Why do you say that?
He shook his head almost imperceptibly.
Now probably isn’t the time.
She stared at him, but he ignored her, standing up and walking out of the waiting room to go check on Mia. Maybe if Michael had gone to visit Adam instead, he’d be less… whatever it was he was being.
“Anything I should know?” Garrit asked quietly.
“What?”
He raised an eyebrow. “You don’t usually have such an animated expression when you’re thinking, or am I wrong and you weren’t talking to him?”
“Oh.” But he wasn’t nearly as annoyed as she thought he’d be, and she wasn’t sure how she felt about that either. “He’s just nervous about being a father. He wanted to know if he could ask you for some parenting tips or if you’d glare at him.”
He grimaced. “I suppose, all things considered, that’s a fair question. What did you tell him?”
She kissed his cheek. “I told him I was holding out hope that maybe you’d bond over your children.”
“You would.” He smiled. “One of the many reasons I love you.”

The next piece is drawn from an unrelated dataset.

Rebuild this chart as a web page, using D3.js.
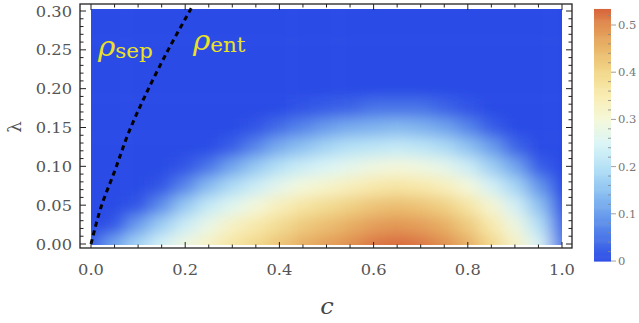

“Yes, yes. And one of the many reasons I vex you, too. Go talk to him, would you? For Mia, if not for him.”
He frowned, glancing toward the door. “
Puisque tu insistes.
But if punches are thrown, it’s on your head.”
“Garrit!”
He flashed a grin, kissed the top of Alex’s head, and then followed Adam out of the room.
When they didn’t come back within the hour, she began to wonder if it had been a mistake to suggest it. Alex was still asleep, and she couldn’t exactly leave him with her father, who could never be relied on to pay close attention. Not in a hospital, and not under the circumstances. She tapped her foot and checked her watch. If there was an actual fist fight, she would have heard something. Someone would’ve called the police. And she would’ve felt something, too, she suspected. Not that she kept tabs on Garrit, but that kind of violence spoke for itself with plenty of volume, emotionally and psychologically. And she was all too familiar with the flavor.
Eve bit her lip and forced her thoughts to remain firmly in the present. She would not remember the mental institute. Not now. This was a happy occasion. Mia was having a baby, and she was going to be an aunt. Alex was going to have a cousin. And she was married to Garrit. Very happily married.